No one tells you how difficult it is to make friends when you’re an adult. I discovered this harsh reality about three years ago when I decided to marry the man of my dreams and settle down in a completely different country.
At first, I made friends through work. All of them were really sweet; but it always ended up that the ones I grew very close to would return to their home country or move to the other side of Australia. Still, others became great friends; however it was always understood that our friendship could only go so far.
Over the past two years, I’ve had the chance to meet dozens of people from all walks of life through various circumstances–friends of friends, graffiti events, birthday parties, barbecues, etc. And while each person may have had the full potential to become that one good friend, not all have had what it takes to make it through the gauntlet. Or at least, my gauntlet.
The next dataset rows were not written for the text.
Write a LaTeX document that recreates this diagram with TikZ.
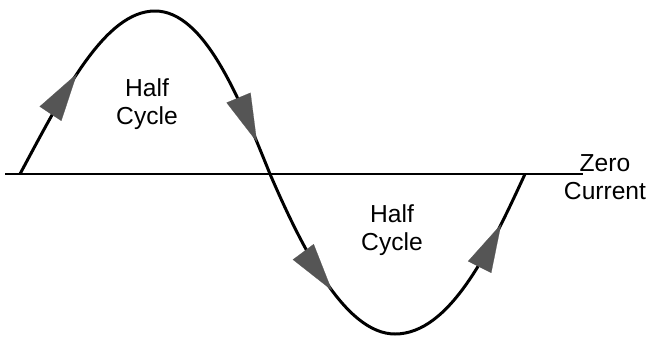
\documentclass[tikz,border=0pt]{standalone}
\usepackage{fontspec}
\setmainfont{Liberation Sans}
\usepackage{xcolor}
\usetikzlibrary{arrows.meta,decorations.markings}

\definecolor{tipgrey}{HTML}{555555}

\begin{document}
\begin{tikzpicture}[
  x=0.2mm, y=-0.2mm,
  wave/.style={line width=1.7pt},
  axisline/.style={line width=0.7pt},
  lbl/.style={align=center, font=\fontsize{14}{16}\selectfont},
  flow/.style={postaction={decorate}, decoration={markings,
    mark=at position 0.135 with {\arrow[tipgrey, line width=0.1pt]{Triangle[length=0.96cm, width=0.52cm]}},
    mark=at position 0.46 with {\arrow[tipgrey, line width=0.1pt]{Triangle[length=0.96cm, width=0.52cm]}},
    mark=at position 0.655 with {\arrow[tipgrey, line width=0.1pt]{Triangle[length=0.96cm, width=0.52cm]}},
    mark=at position 0.935 with {\arrow[tipgrey, line width=0.1pt]{Triangle[length=0.96cm, width=0.52cm]}}}}
]
\useasboundingbox (0,0) rectangle (649,338);

% zero line
\coordinate (zl) at (5,174);
\coordinate (zr) at (583,174);
\draw[axisline] (zl) -- (zr);

% one full cycle
\coordinate (start) at (20,174);
\coordinate (peak) at (155,11);
\coordinate (cross) at (270,174);
\coordinate (trough) at (395,334);
\coordinate (stop) at (525,174);
\draw[wave, flow] (start) .. controls (64,92) and (105,11) .. (peak)
  .. controls (205,11) and (240,100) .. (cross)
  .. controls (302,248) and (345,334) .. (trough)
  .. controls (450,334) and (490,250) .. (stop);

\node[lbl] (upper) at (147,104) {Half\\Cycle};
\node[lbl] (lower) at (392,230) {Half\\Cycle};
\node[lbl] (zero) at (605,177) {Zero\\Current};
\end{tikzpicture}
\end{document}
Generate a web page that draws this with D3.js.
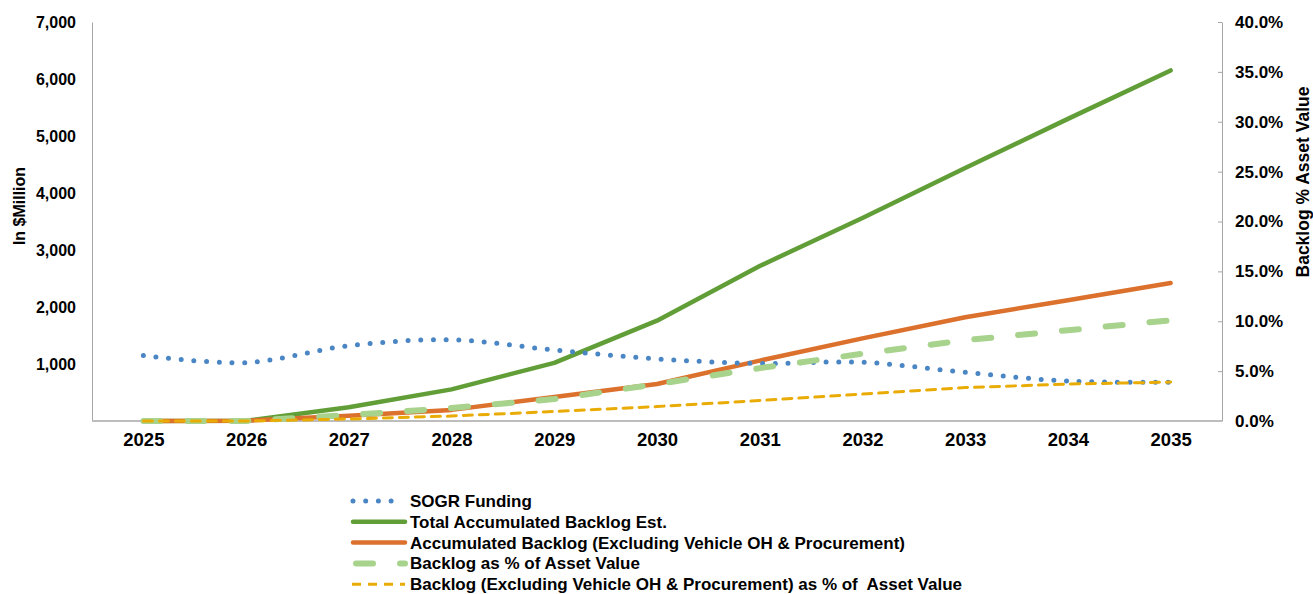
<!DOCTYPE html>
<html>
<head>
<meta charset="utf-8">
<script src="https://cdn.jsdelivr.net/npm/d3@7"></script>
<style>
  body { margin: 0; background: #fff; }
  svg text { font-family: "Liberation Sans", Arial, sans-serif; font-weight: bold; fill: #000; white-space: pre; }
</style>
</head>
<body>
<svg id="chart" width="1313" height="594"></svg>
<script>
// values
var years = [2025, 2026, 2027, 2028, 2029, 2030, 2031, 2032, 2033, 2034, 2035];
var sogrFunding = [1150, 1025, 1320, 1425, 1245, 1090, 1010, 1030, 855, 700, 680];
var totalBacklog = [0, 5, 240, 555, 1020, 1760, 2720, 3560, 4440, 5300, 6150];
var backlogExcl = [0, 5, 90, 195, 420, 650, 1060, 1450, 1820, 2120, 2420];
var backlogPct = [0, 0, 0.6, 1.3, 2.2, 3.7, 5.3, 6.75, 8.1, 9.1, 10.1];
var backlogExclPct = [0, 0, 0.2, 0.5, 0.95, 1.45, 2.05, 2.7, 3.35, 3.7, 3.9];
var leftTicks = [1000, 2000, 3000, 4000, 5000, 6000, 7000];
var rightTicks = [0, 5, 10, 15, 20, 25, 30, 35, 40];
var legendNames = ["SOGR Funding", "Total Accumulated Backlog Est.",
  "Accumulated Backlog (Excluding Vehicle OH & Procurement)",
  "Backlog as % of Asset Value",
  "Backlog (Excluding Vehicle OH & Procurement) as % of  Asset Value"];

var svg = d3.select("#chart");
var plotL = 92, plotR = 1222, plotT = 22, plotB = 421;

var x = d3.scalePoint().domain(years).range([plotL, plotR]).padding(0.5);
var y = d3.scaleLinear().domain([0, 7000]).range([plotB, plotT]);
var y2 = d3.scaleLinear().domain([0, 40]).range([plotB, plotT]);

// axes
var gl = svg.append("g").attr("transform", "translate(" + plotL + ",0)")
  .call(d3.axisLeft(y).tickValues(leftTicks).tickSize(0).tickPadding(16).tickFormat(d3.format(",")));
gl.select(".domain").attr("stroke", "#a6a6a6");
gl.selectAll("text").style("font-size", "16px");

var gr = svg.append("g").attr("transform", "translate(" + plotR + ",0)")
  .call(d3.axisRight(y2).tickValues(rightTicks).tickSizeInner(-4).tickSizeOuter(0).tickPadding(13)
    .tickFormat(function(d){ return d.toFixed(1) + "%"; }));
gr.select(".domain").attr("stroke", "#a6a6a6");
gr.selectAll("line").attr("stroke", "#a6a6a6");
gr.selectAll("text").style("font-size", "17px");

var gb = svg.append("g").attr("transform", "translate(0," + plotB + ")")
  .call(d3.axisBottom(x).tickSize(0).tickPadding(12));
gb.select(".domain").attr("stroke", "#bdbdbd").attr("stroke-width", 2).attr("d", "M" + plotL + ",0H" + plotR);
gb.selectAll("text").style("font-size", "18.5px");

svg.append("text").attr("transform", "translate(25,206) rotate(-90)")
  .attr("text-anchor", "middle").style("font-size", "16px").text("In $Million");
svg.append("text").attr("transform", "translate(1309,182) rotate(-90)")
  .attr("text-anchor", "middle").style("font-size", "17.5px").text("Backlog % Asset Value");

// series styles
var series = [
  {vals: totalBacklog, sc: y, color: "#619e38", w: 4.5, dash: null, curve: d3.curveLinear},
  {vals: backlogExcl, sc: y, color: "#db712c", w: 4.5, dash: null, curve: d3.curveLinear},
  {vals: sogrFunding, sc: y, color: "#4a86c4", w: 5, dash: "0,12.7", curve: d3.curveCardinal.tension(0)},
  {vals: backlogPct, sc: y2, color: "#a8d38d", w: 6, dash: "17,27", curve: d3.curveLinear},
  {vals: backlogExclPct, sc: y2, color: "#e9ac07", w: 3, dash: "9,7", curve: d3.curveLinear}
];

series.forEach(function(s){
  var line = d3.line().x(function(d,i){ return x(years[i]); }).y(function(d){ return s.sc(d); }).curve(s.curve);
  svg.append("path").datum(s.vals).attr("d", line)
    .attr("fill", "none").attr("stroke", s.color).attr("stroke-width", s.w)
    .attr("stroke-linecap", "round").attr("stroke-linejoin", "round")
    .attr("stroke-dasharray", s.dash);
});

// legend
var legendStyle = [series[2], series[0], series[1], series[3], series[4]];
var lg = svg.append("g");
legendNames.forEach(function(name, i){
  var s = legendStyle[i];
  var cy = 501 + i * 20.8;
  var x1 = 353, x2 = 405;
  if (i == 0) x2 = 393;
  if (i == 3) x1 = 356;
  if (i == 4) x1 = 352;
  lg.append("line").attr("x1", x1).attr("x2", x2).attr("y1", cy).attr("y2", cy)
    .attr("stroke", s.color).attr("stroke-width", s.w)
    .attr("stroke-linecap", (i == 4) ? "butt" : "round").attr("stroke-dasharray", s.dash);
  lg.append("text").attr("x", 410).attr("y", cy + 6).style("font-size", "17px").text(name);
});
</script>
</body>
</html>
“They’re good at acting innocent,” my husband replied to me the other day as I was recounting events of a recent friendship that had turned completely sour. It was a hard lesson for me to learn. I guess sometimes it takes a while to accept that some friendships aren’t really friendships at all. They’re one-sided. They revolve around manipulators. They feed on selfishness and deceit. But then the day comes when you’re able to see past the winks and smiles and realize it’s all just smoke and mirrors. That’s when you know the show is over. Well, over for you anyway.
This post isn’t about tea. It’s about the women who are at this tea and the fact that I’ve finally made some really good friends who are worth keeping. And although it has taken almost four years to find them, I’m just so grateful that I have. Thanks ladies. You rock.